▶ **Given data**:

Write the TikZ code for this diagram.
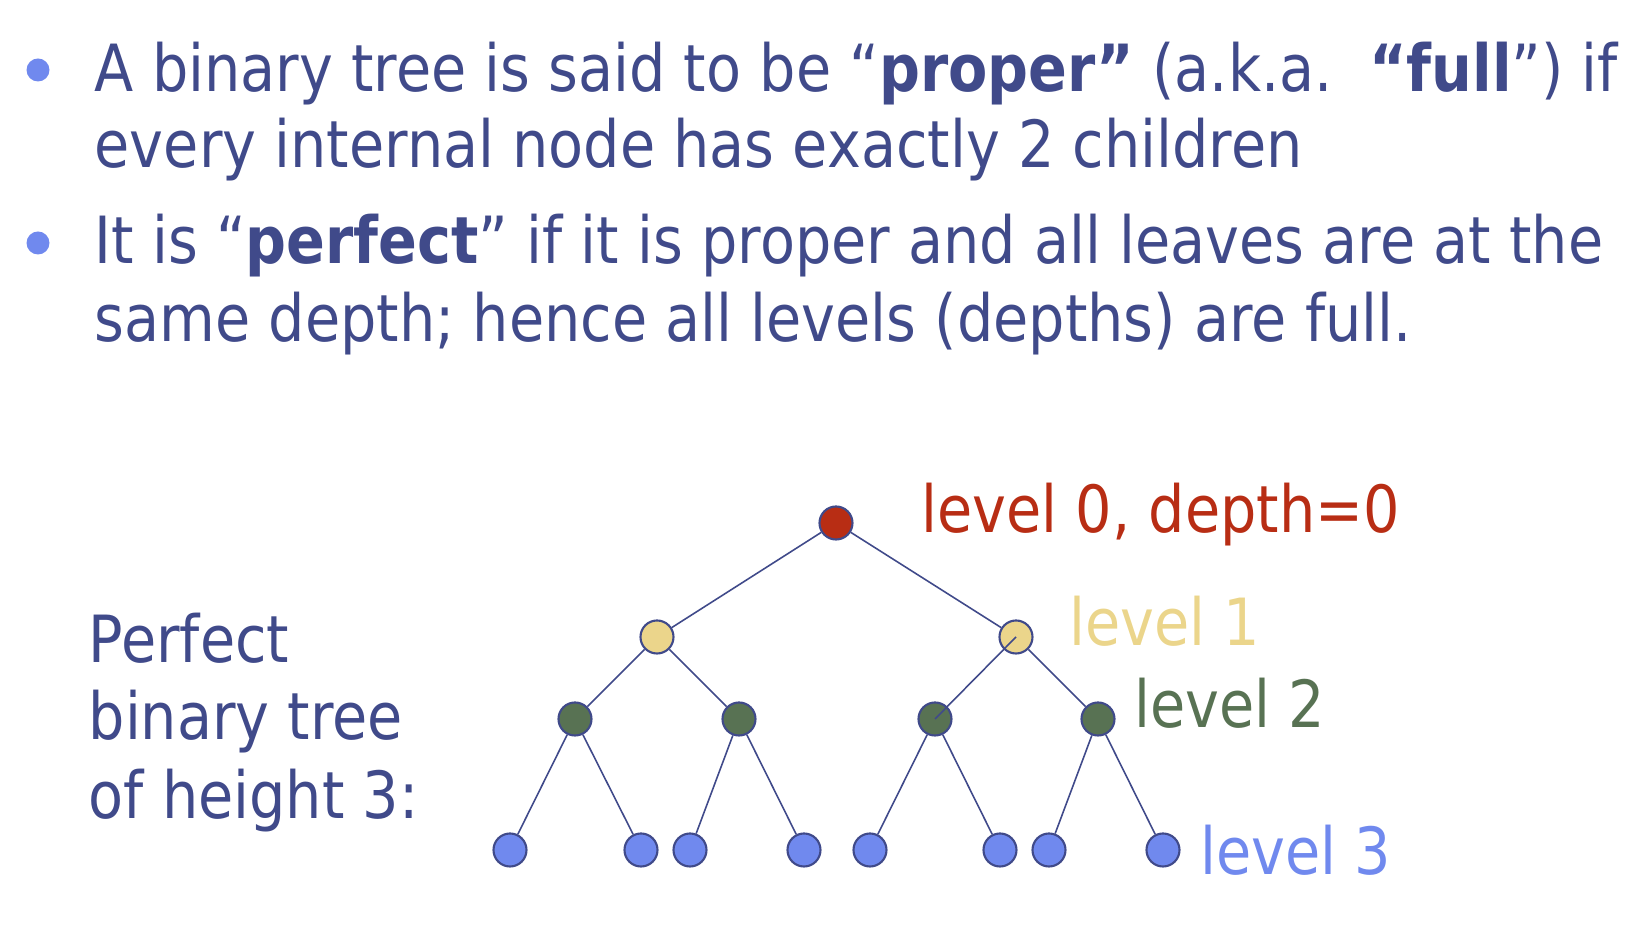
\documentclass[tikz,border=0pt]{standalone}
\usepackage{fontspec}
\setmainfont{DejaVu Sans}[FakeStretch=0.88]
\definecolor{ink}{HTML}{404A8A}
\definecolor{rootred}{HTML}{B82D14}
\definecolor{sand}{HTML}{EBD58B}
\definecolor{moss}{HTML}{587253}
\definecolor{sky}{HTML}{7089EE}
\begin{document}
\begin{tikzpicture}[x=0.01cm, y=-0.01cm,
    vtx/.style={circle, draw=ink, line width=0.6pt, minimum size=0.33cm, inner sep=0pt},
    edge/.style={draw=ink, line width=0.45pt},
    txt/.style={anchor=base west, inner sep=0pt, font=\fontsize{18.5}{22}\selectfont}]
  \useasboundingbox (0,0) rectangle (1638,928);

  % bullets and text
  \fill [sky] (38,70) circle [radius=11.5];
  \fill [sky] (38,243) circle [radius=11.5];
  \node [txt, ink] (t1) at (94,92) {A binary tree is said to be “\textbf{proper”} (a.k.a.\ \ \textbf{“full}”) if};
  \node [txt, ink] (t2) at (94,168) {every internal node has exactly 2 children};
  \node [txt, ink] (t3) at (94,264) {It is “\textbf{perfect}” if it is proper and all leaves are at the};
  \node [txt, ink] (t4) at (94,342) {same depth; hence all levels (depths) are full.};

  \node [txt, ink] (p1) at (88,663) {Perfect};
  \node [txt, ink] (p2) at (88,740) {binary tree};
  \node [txt, ink] (p3) at (88,819) {of height 3:};

  % the tree
  \node [vtx, fill=rootred] (r) at (836,523) {};
  \node [vtx, fill=sand] (a) at (657,637) {};
  \node [vtx, fill=sand] (b) at (1016,637) {};
  \node [vtx, fill=moss] (aa) at (575,719) {};
  \node [vtx, fill=moss] (ab) at (739,719) {};
  \node [vtx, fill=moss] (ba) at (935,719) {};
  \node [vtx, fill=moss] (bb) at (1098,719) {};
  \node [vtx, fill=sky] (aaa) at (510,850) {};
  \node [vtx, fill=sky] (aab) at (641,850) {};
  \node [vtx, fill=sky] (aba) at (690,850) {};
  \node [vtx, fill=sky] (abb) at (804,850) {};
  \node [vtx, fill=sky] (baa) at (870,850) {};
  \node [vtx, fill=sky] (bab) at (1000,850) {};
  \node [vtx, fill=sky] (bba) at (1049,850) {};
  \node [vtx, fill=sky] (bbb) at (1163,850) {};

  \draw [edge] (r) -- (a);
  \draw [edge] (r) -- (b);
  \draw [edge] (a) -- (aa);
  \draw [edge] (a) -- (ab);
  \draw [edge] (b) -- (bb);
  \draw [edge] (b.center) -- (ba.center);
  \draw [edge] (aa) -- (aaa);
  \draw [edge] (aa) -- (aab);
  \draw [edge] (ab) -- (aba);
  \draw [edge] (ab) -- (abb);
  \draw [edge] (ba) -- (baa);
  \draw [edge] (ba) -- (bab);
  \draw [edge] (bb) -- (bba);
  \draw [edge] (bb) -- (bbb);

  % level labels
  \node [txt, rootred] (lv0) at (921,533) {level 0, depth=0};
  \node [txt, sand] (lv1) at (1069,646) {level 1};
  \node [txt, moss] (lv2) at (1134,728) {level 2};
  \node [txt, sky] (lv3) at (1200,875) {level 3};
\end{tikzpicture}
\end{document}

▶ **What is needed**:
Skip the pictures, please, and transcribe only the lines from the beginning of the material through the one that contains "(0,0) rectangle (1638,928);".

▶ **Worked answer**:
Write the TikZ code for this diagram.
\documentclass[tikz,border=0pt]{standalone}
\usepackage{fontspec}
\setmainfont{DejaVu Sans}[FakeStretch=0.88]
\definecolor{ink}{HTML}{404A8A}
\definecolor{rootred}{HTML}{B82D14}
\definecolor{sand}{HTML}{EBD58B}
\definecolor{moss}{HTML}{587253}
\definecolor{sky}{HTML}{7089EE}
\begin{document}
\begin{tikzpicture}[x=0.01cm, y=-0.01cm,
    vtx/.style={circle, draw=ink, line width=0.6pt, minimum size=0.33cm, inner sep=0pt},
    edge/.style={draw=ink, line width=0.45pt},
    txt/.style={anchor=base west, inner sep=0pt, font=\fontsize{18.5}{22}\selectfont}]
  \useasboundingbox (0,0) rectangle (1638,928);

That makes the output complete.